_Stored data:_
--
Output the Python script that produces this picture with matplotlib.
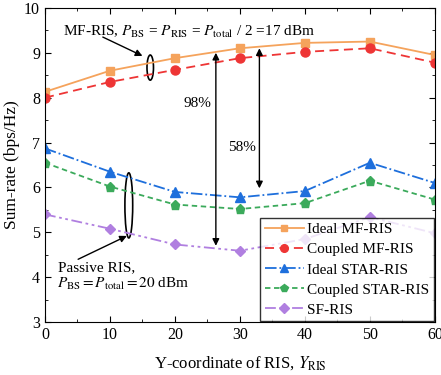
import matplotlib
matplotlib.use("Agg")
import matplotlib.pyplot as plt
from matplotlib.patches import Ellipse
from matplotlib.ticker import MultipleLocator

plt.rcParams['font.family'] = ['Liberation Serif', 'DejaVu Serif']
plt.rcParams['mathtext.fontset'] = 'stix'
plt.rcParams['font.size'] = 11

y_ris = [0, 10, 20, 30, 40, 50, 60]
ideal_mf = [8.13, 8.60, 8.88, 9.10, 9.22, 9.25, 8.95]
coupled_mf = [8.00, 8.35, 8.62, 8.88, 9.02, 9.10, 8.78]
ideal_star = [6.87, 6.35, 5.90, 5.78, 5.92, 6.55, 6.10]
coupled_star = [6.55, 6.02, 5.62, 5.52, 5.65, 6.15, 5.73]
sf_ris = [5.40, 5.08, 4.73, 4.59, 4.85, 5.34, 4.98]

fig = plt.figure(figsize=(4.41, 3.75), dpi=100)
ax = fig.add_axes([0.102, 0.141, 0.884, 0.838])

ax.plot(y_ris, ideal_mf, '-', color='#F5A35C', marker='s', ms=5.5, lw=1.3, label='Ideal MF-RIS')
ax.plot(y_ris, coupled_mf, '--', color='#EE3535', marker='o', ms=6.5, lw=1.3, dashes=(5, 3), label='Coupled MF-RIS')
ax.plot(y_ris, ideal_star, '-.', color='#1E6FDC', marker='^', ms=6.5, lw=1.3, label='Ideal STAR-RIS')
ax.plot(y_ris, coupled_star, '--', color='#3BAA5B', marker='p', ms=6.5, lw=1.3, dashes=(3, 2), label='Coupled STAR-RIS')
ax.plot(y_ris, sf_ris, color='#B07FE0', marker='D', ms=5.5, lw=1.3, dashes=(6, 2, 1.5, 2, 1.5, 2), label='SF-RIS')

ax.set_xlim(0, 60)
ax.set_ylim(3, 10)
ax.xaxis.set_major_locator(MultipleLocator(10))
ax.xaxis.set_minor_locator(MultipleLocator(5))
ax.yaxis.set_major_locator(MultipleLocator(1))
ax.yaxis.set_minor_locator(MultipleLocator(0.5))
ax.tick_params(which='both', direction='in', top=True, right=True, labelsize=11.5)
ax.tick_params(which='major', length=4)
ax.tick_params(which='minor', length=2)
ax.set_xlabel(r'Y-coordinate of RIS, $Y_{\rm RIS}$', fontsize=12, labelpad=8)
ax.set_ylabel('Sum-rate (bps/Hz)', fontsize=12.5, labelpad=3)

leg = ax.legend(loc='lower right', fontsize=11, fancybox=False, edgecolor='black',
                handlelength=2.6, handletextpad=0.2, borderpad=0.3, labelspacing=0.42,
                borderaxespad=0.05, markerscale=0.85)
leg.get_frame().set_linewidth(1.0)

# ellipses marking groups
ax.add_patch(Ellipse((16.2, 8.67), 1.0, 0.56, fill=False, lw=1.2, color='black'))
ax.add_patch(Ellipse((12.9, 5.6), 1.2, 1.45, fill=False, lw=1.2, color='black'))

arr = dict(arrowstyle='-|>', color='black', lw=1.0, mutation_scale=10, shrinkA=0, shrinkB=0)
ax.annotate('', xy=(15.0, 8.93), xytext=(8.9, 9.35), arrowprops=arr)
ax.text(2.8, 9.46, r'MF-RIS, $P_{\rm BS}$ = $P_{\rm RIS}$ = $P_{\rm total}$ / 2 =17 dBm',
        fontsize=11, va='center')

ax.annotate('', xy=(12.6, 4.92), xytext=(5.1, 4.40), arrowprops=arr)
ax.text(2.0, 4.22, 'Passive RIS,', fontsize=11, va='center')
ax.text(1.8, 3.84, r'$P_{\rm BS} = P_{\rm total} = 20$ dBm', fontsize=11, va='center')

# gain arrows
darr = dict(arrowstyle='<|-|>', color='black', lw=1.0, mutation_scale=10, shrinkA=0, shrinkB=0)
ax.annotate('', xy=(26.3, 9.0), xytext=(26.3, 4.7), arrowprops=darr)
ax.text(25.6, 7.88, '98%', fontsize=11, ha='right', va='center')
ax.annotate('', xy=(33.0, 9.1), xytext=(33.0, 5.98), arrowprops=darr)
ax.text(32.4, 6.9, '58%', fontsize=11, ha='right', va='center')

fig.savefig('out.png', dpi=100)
--
_Stated goal:_
Without including any pictures, reproduce the listing exactly.

_Written answer:_
Output the Python script that produces this picture with matplotlib.
import matplotlib
matplotlib.use("Agg")
import matplotlib.pyplot as plt
from matplotlib.patches import Ellipse
from matplotlib.ticker import MultipleLocator

plt.rcParams['font.family'] = ['Liberation Serif', 'DejaVu Serif']
plt.rcParams['mathtext.fontset'] = 'stix'
plt.rcParams['font.size'] = 11

y_ris = [0, 10, 20, 30, 40, 50, 60]
ideal_mf = [8.13, 8.60, 8.88, 9.10, 9.22, 9.25, 8.95]
coupled_mf = [8.00, 8.35, 8.62, 8.88, 9.02, 9.10, 8.78]
ideal_star = [6.87, 6.35, 5.90, 5.78, 5.92, 6.55, 6.10]
coupled_star = [6.55, 6.02, 5.62, 5.52, 5.65, 6.15, 5.73]
sf_ris = [5.40, 5.08, 4.73, 4.59, 4.85, 5.34, 4.98]

fig = plt.figure(figsize=(4.41, 3.75), dpi=100)
ax = fig.add_axes([0.102, 0.141, 0.884, 0.838])

ax.plot(y_ris, ideal_mf, '-', color='#F5A35C', marker='s', ms=5.5, lw=1.3, label='Ideal MF-RIS')
ax.plot(y_ris, coupled_mf, '--', color='#EE3535', marker='o', ms=6.5, lw=1.3, dashes=(5, 3), label='Coupled MF-RIS')
ax.plot(y_ris, ideal_star, '-.', color='#1E6FDC', marker='^', ms=6.5, lw=1.3, label='Ideal STAR-RIS')
ax.plot(y_ris, coupled_star, '--', color='#3BAA5B', marker='p', ms=6.5, lw=1.3, dashes=(3, 2), label='Coupled STAR-RIS')
ax.plot(y_ris, sf_ris, color='#B07FE0', marker='D', ms=5.5, lw=1.3, dashes=(6, 2, 1.5, 2, 1.5, 2), label='SF-RIS')

ax.set_xlim(0, 60)
ax.set_ylim(3, 10)
ax.xaxis.set_major_locator(MultipleLocator(10))
ax.xaxis.set_minor_locator(MultipleLocator(5))
ax.yaxis.set_major_locator(MultipleLocator(1))
ax.yaxis.set_minor_locator(MultipleLocator(0.5))
ax.tick_params(which='both', direction='in', top=True, right=True, labelsize=11.5)
ax.tick_params(which='major', length=4)
ax.tick_params(which='minor', length=2)
ax.set_xlabel(r'Y-coordinate of RIS, $Y_{\rm RIS}$', fontsize=12, labelpad=8)
ax.set_ylabel('Sum-rate (bps/Hz)', fontsize=12.5, labelpad=3)

leg = ax.legend(loc='lower right', fontsize=11, fancybox=False, edgecolor='black',
                handlelength=2.6, handletextpad=0.2, borderpad=0.3, labelspacing=0.42,
                borderaxespad=0.05, markerscale=0.85)
leg.get_frame().set_linewidth(1.0)

# ellipses marking groups
ax.add_patch(Ellipse((16.2, 8.67), 1.0, 0.56, fill=False, lw=1.2, color='black'))
ax.add_patch(Ellipse((12.9, 5.6), 1.2, 1.45, fill=False, lw=1.2, color='black'))

arr = dict(arrowstyle='-|>', color='black', lw=1.0, mutation_scale=10, shrinkA=0, shrinkB=0)
ax.annotate('', xy=(15.0, 8.93), xytext=(8.9, 9.35), arrowprops=arr)
ax.text(2.8, 9.46, r'MF-RIS, $P_{\rm BS}$ = $P_{\rm RIS}$ = $P_{\rm total}$ / 2 =17 dBm',
        fontsize=11, va='center')

ax.annotate('', xy=(12.6, 4.92), xytext=(5.1, 4.40), arrowprops=arr)
ax.text(2.0, 4.22, 'Passive RIS,', fontsize=11, va='center')
ax.text(1.8, 3.84, r'$P_{\rm BS} = P_{\rm total} = 20$ dBm', fontsize=11, va='center')

# gain arrows
darr = dict(arrowstyle='<|-|>', color='black', lw=1.0, mutation_scale=10, shrinkA=0, shrinkB=0)
ax.annotate('', xy=(26.3, 9.0), xytext=(26.3, 4.7), arrowprops=darr)
ax.text(25.6, 7.88, '98%', fontsize=11, ha='right', va='center')
ax.annotate('', xy=(33.0, 9.1), xytext=(33.0, 5.98), arrowprops=darr)
ax.text(32.4, 6.9, '58%', fontsize=11, ha='right', va='center')

fig.savefig('out.png', dpi=100)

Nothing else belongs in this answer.